Faut que j'vous dise, "Journal de Nord - Jours 18, 19 et 20"
Samedi 04, dimanche 05 et lundi 06 avril 2020
18, 19, et 20e jours de confinement. 4, 5 et 6e jours de traitement, 1er, 2e et 3e jours sans les enfants
Il n'est pas facile de faire face à l'absence. La chose s'avère d'autant plus compliquée lorsqu'on passe plusieurs semaines seule avec ses petites lucioles H24 et que du jour au lendemain, les virus ne sont plus là. Au-delà de l'absence, on se retrouve face au silence. C'est fou comme des cris ou juste des mots et des phrases lancés sans interruption meublent une maison, une vie.
Je ne veux pas compter les jours. Je ne veux pas penser à eux, à ce qu'ils font. Je suis contente de les avoir au téléphone et j'essaie de prendre de la distance psychologique pour ne pas trop ressentir le manque.
Il n'en va pas de même quand j'ai leur père. Je perds mes moyens, je craque.
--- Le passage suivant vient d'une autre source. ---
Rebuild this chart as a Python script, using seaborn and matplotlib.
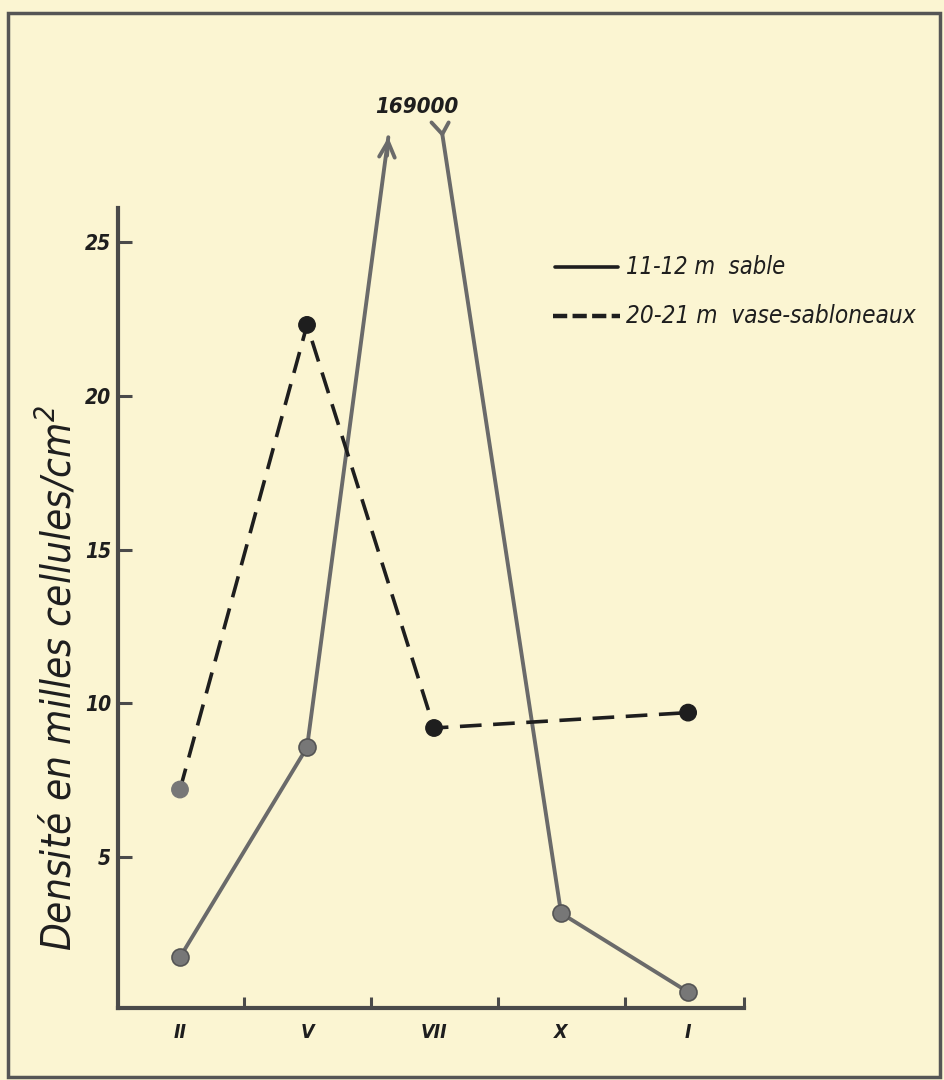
import numpy as np
import pandas as pd
import matplotlib
matplotlib.use("Agg")
import matplotlib.pyplot as plt
from matplotlib.patches import Rectangle
from matplotlib.lines import Line2D
import seaborn as sns

# ---- data (thousands of cells / cm2) ----
months = ["II", "V", "VII", "X", "I"]
month_pos = [0, 2, 4, 6, 8]
minor_pos = [1, 3, 5, 7]
sable = [1.75, 8.57, 169.0, 3.18, 0.62]          # 11-12 m sable
vase = [7.2, 22.3, 9.2, np.nan, 9.7]             # 20-21 m vase-sabloneaux
# where the off-scale peak is broken (arrow up / return from top)
break_x = [3.28, 4.13]
break_y = [28.4, 28.5]
yticks = [5, 10, 15, 20, 25]
label_sable = "11-12 m  sable"
label_vase = "20-21 m  vase-sabloneaux"
ylabel = "Densité en milles cellules/cm$^2$"

BG = "#FBF5D2"
GRAY = "#6a6a6a"
DARK = "#1e1e1e"

sns.set_style("ticks")
plt.rcParams["font.family"] = ["DejaVu Sans"]
plt.rcParams["font.style"] = "italic"
plt.rcParams["font.stretch"] = "condensed"
plt.rcParams["mathtext.fontset"] = "dejavusans"

W, H = 944, 1080
fig = plt.figure(figsize=(W / 100, H / 100), dpi=100, facecolor=BG)
ax_left, ax_right, ax_bottom, ax_top = 118, 744, 1008, 208
ax = fig.add_axes([ax_left / W, 1 - ax_bottom / H,
                   (ax_right - ax_left) / W, (ax_bottom - ax_top) / H])
ax.set_facecolor("none")
ax.set_xlim(-0.976, 8.88)
ax.set_ylim(0.1, 26.1)

# ---- solid series (broken at the off-scale July value) ----
seg1 = pd.DataFrame({"x": month_pos[:2] + [break_x[0]],
                     "y": sable[:2] + [break_y[0]]})
seg2 = pd.DataFrame({"x": [break_x[1]] + month_pos[3:],
                     "y": [break_y[1]] + sable[3:]})
for seg in (seg1, seg2):
    sns.lineplot(data=seg, x="x", y="y", ax=ax, color=GRAY, lw=2.8,
                 sort=False, estimator=None, clip_on=False)
# arrow head going up
ax.annotate("", xy=(break_x[0], break_y[0]),
            xytext=(break_x[0] - 0.02, break_y[0] - 0.6),
            arrowprops=dict(arrowstyle="->", color=GRAY, lw=2.8,
                            mutation_scale=28, shrinkA=0, shrinkB=0),
            annotation_clip=False)
# "Y" tail at the top of the returning line
ax.plot([break_x[1] - 0.17, break_x[1], break_x[1] + 0.1],
        [break_y[1] + 0.38, break_y[1], break_y[1] + 0.38],
        color=GRAY, lw=2.8, clip_on=False, solid_capstyle="round")
ax.text((break_x[0] + break_x[1]) / 2 + 0.03, break_y[1] + 0.55,
        f"{int(sable[2] * 1000)}", ha="center", va="bottom",
        fontsize=16, fontweight="bold", color=DARK, clip_on=False)
sol_pts = pd.DataFrame({"x": [month_pos[i] for i in (0, 1, 3, 4)],
                        "y": [sable[i] for i in (0, 1, 3, 4)]})
sns.scatterplot(data=sol_pts, x="x", y="y", ax=ax, s=150, color="#777777",
                edgecolor="#555555", linewidth=1.2, zorder=4, clip_on=False)

# ---- dashed series ----
vdf = pd.DataFrame({"x": month_pos, "y": vase}).dropna()
sns.lineplot(data=vdf, x="x", y="y", ax=ax, color=DARK, lw=2.6,
             sort=False, estimator=None)
ax.lines[-1].set_dashes([6.0, 3.2])
vcols = ["#777777", DARK, DARK, DARK]
sns.scatterplot(data=vdf, x="x", y="y", ax=ax, s=140, color=vcols,
                edgecolor=vcols, linewidth=1.0, zorder=4, clip_on=False)

# ---- axes styling ----
for s in ("top", "right"):
    ax.spines[s].set_visible(False)
for s in ("left", "bottom"):
    ax.spines[s].set_color("#4a4a4a")
    ax.spines[s].set_linewidth(3.0)
ax.set_yticks(yticks)
ax.set_yticklabels([str(v) for v in yticks], fontsize=15, color=DARK,
                   fontweight="bold")
ax.tick_params(axis="y", direction="in", length=10, width=2.2,
               color="#4a4a4a", pad=5)
ax.set_xticks(month_pos)
ax.set_xticklabels(months, fontsize=14, fontweight="bold", color=DARK)
ax.set_xticks(minor_pos + [8.88], minor=True)
ax.tick_params(axis="x", which="major", length=0, pad=11)
ax.tick_params(axis="x", which="minor", direction="in", length=8,
               width=2.2, color="#4a4a4a")
ax.set_xlabel("")
ax.set_ylabel(ylabel, fontsize=29, color=DARK)
ax.yaxis.set_label_coords((80 - ax_left) / (ax_right - ax_left),
                          (ax_bottom - 678) / (ax_bottom - ax_top))

# ---- legend (hand drawn style) ----
fig.add_artist(Line2D([555 / W, 618 / W], [1 - 267 / H, 1 - 267 / H],
                      color=DARK, lw=2.6))
ld = Line2D([553 / W, 620 / W], [1 - 316 / H, 1 - 316 / H], color=DARK,
            lw=3.2)
ld.set_dashes([3.2, 1.2])
fig.add_artist(ld)
fig.text(626 / W, 1 - 267 / H, label_sable, fontsize=17, color=DARK,
         va="center", ha="left")
fig.text(626 / W, 1 - 316 / H, label_vase, fontsize=17.5, color=DARK,
         va="center", ha="left")

# ---- outer frame ----
fig.add_artist(Rectangle((8 / W, 1 - 1077 / H), (940 - 8) / W,
                         (1077 - 13) / H, transform=fig.transFigure,
                         fill=False, edgecolor="#555555", lw=2.5))

fig.savefig("out.png", dpi=100, facecolor=BG)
Je vais me noyer dans les séries TV. Me dépenser dans le ménage et le rangement. M'obliger à coucher par écrit tout et n'importe quoi. Prendre la plume et le pinceau, exorciser ma vie sous des traits et des mots. Que les douleurs s'effacent sous les coups de gomme, que la chaleur m'enlace en peinture monochrome. Un dessin pour une peine, un texte pour exprimer ma haine. Des formes qui se mêlent en une anamorphose, des récits qui m'entraînent, les mots comme en osmose. Me perdre dans les mots, entrer dans des histoires, sortir d'un tableau, m'extirper de ce noir. Que les muses m'accompagnent dans l'expression de ma souffrance, que l'inspiration naisse de la musique de ce silence.